Keterbatasan infrastruktur teknologi di Indonesia juga menjadi salah satu hambatan utama. Meskipun ada peningkatan signifikan dalam penetrasi internet dan akses teknologi digital, masih ada kesenjangan besar antara daerah perkotaan dan pedesaan dalam hal akses terhadap teknologi. Di Jakarta dan kota-kota besar lainnya, akses internet dan teknologi canggih lebih mudah didapatkan, sementara di daerah-daerah terpencil seperti Papua dan Nusa Tenggara, akses tersebut masih sangat terbatas. Akibatnya, potensi teknologi untuk mendorong pertumbuhan ekonomi belum dapat dimanfaatkan secara merata di seluruh wilayah Indonesia.

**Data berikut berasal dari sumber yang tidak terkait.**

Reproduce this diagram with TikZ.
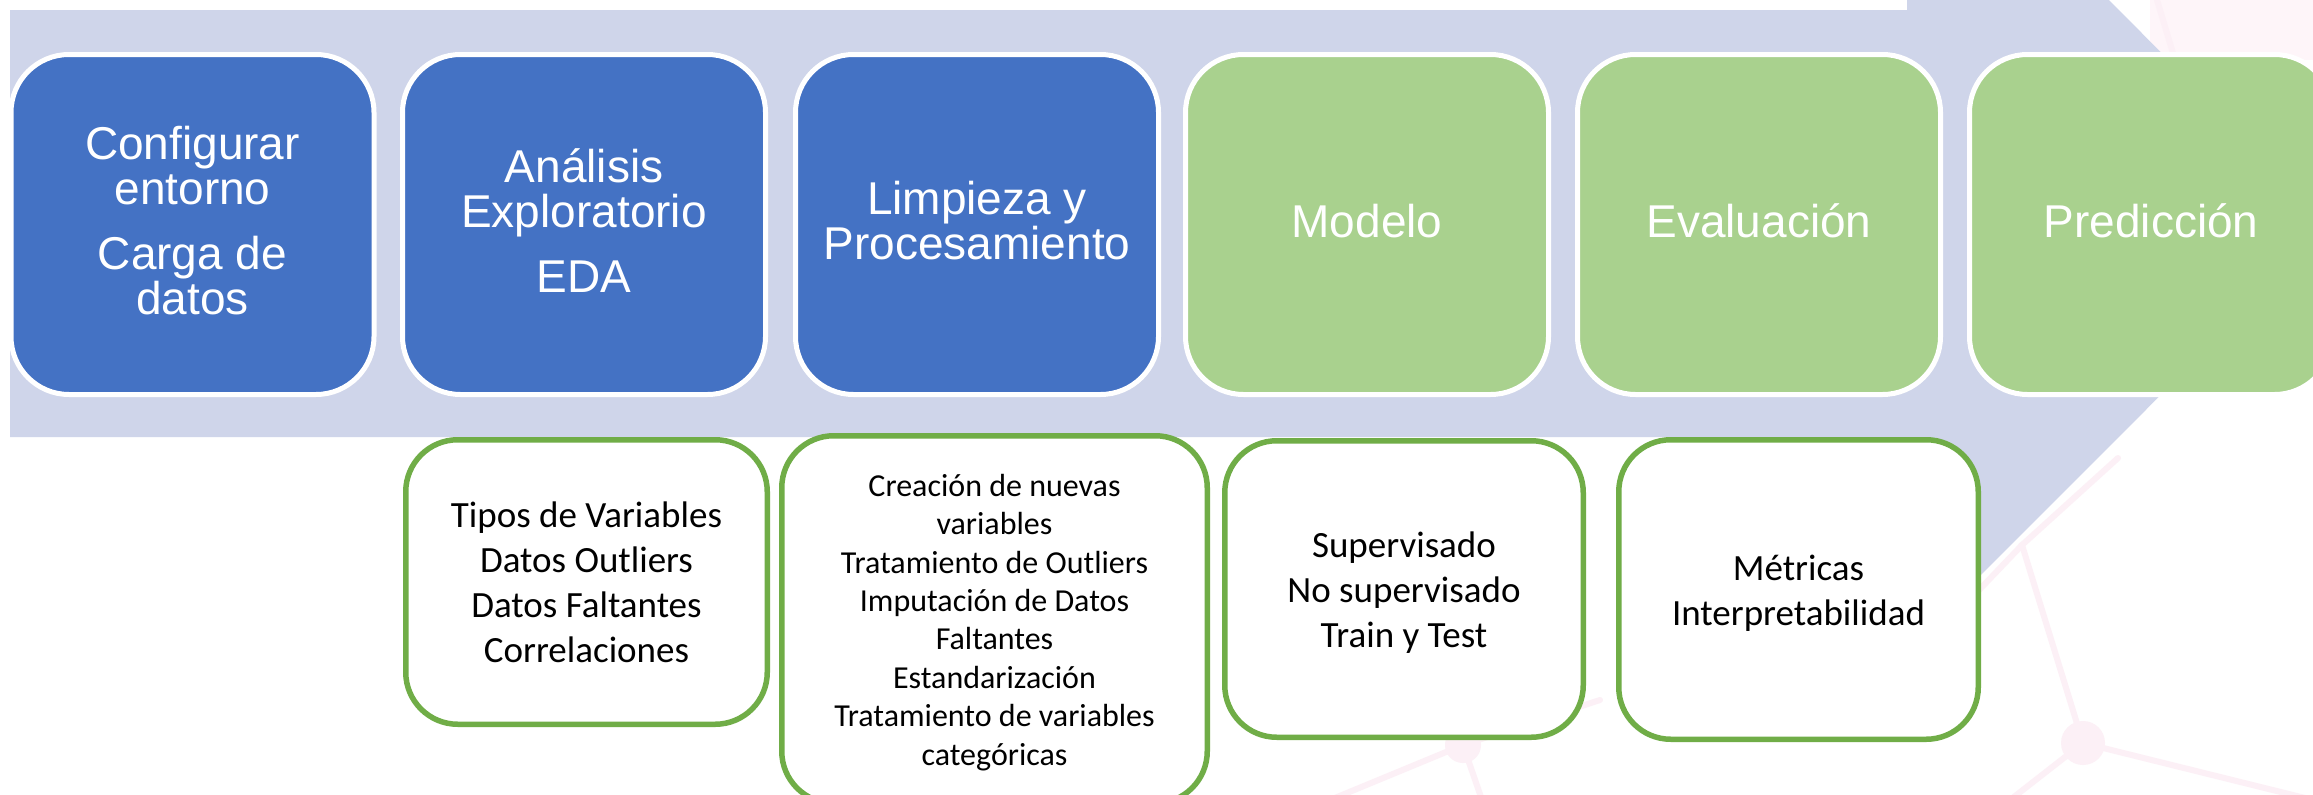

Selain itu, rendahnya kualitas pendidikan, terutama dalam bidang teknologi dan sains, menghambat Indonesia untuk mempersiapkan tenaga kerja yang siap menghadapi era Revolusi Industri 4.0. Sistem pendidikan yang lebih banyak berfokus pada pengetahuan teoritis dibandingkan dengan keterampilan praktis membuat lulusan Indonesia kurang siap untuk terjun ke industri teknologi. Akibatnya, banyak perusahaan di Indonesia yang harus mengandalkan tenaga kerja dari luar negeri untuk posisi yang membutuhkan keterampilan teknologi tinggi.
Dampak Teknologi terhadap Produktivitas dan Pertumbuhan Ekonomi
Salah satu perbedaan utama antara negara maju dan negara berkembang dalam hal teknologi adalah produktivitas. Negara-negara maju menggunakan teknologi canggih seperti otomatisasi, kecerdasan buatan (AI), dan Internet of Things (IoT) untuk meningkatkan efisiensi produksi dan mengurangi biaya operasional. Di sektor manufaktur, misalnya, robotika dan mesin otomatis telah menggantikan banyak pekerjaan manusia di negara-negara seperti Jerman dan Jepang, yang menghasilkan peningkatan produktivitas secara signifikan.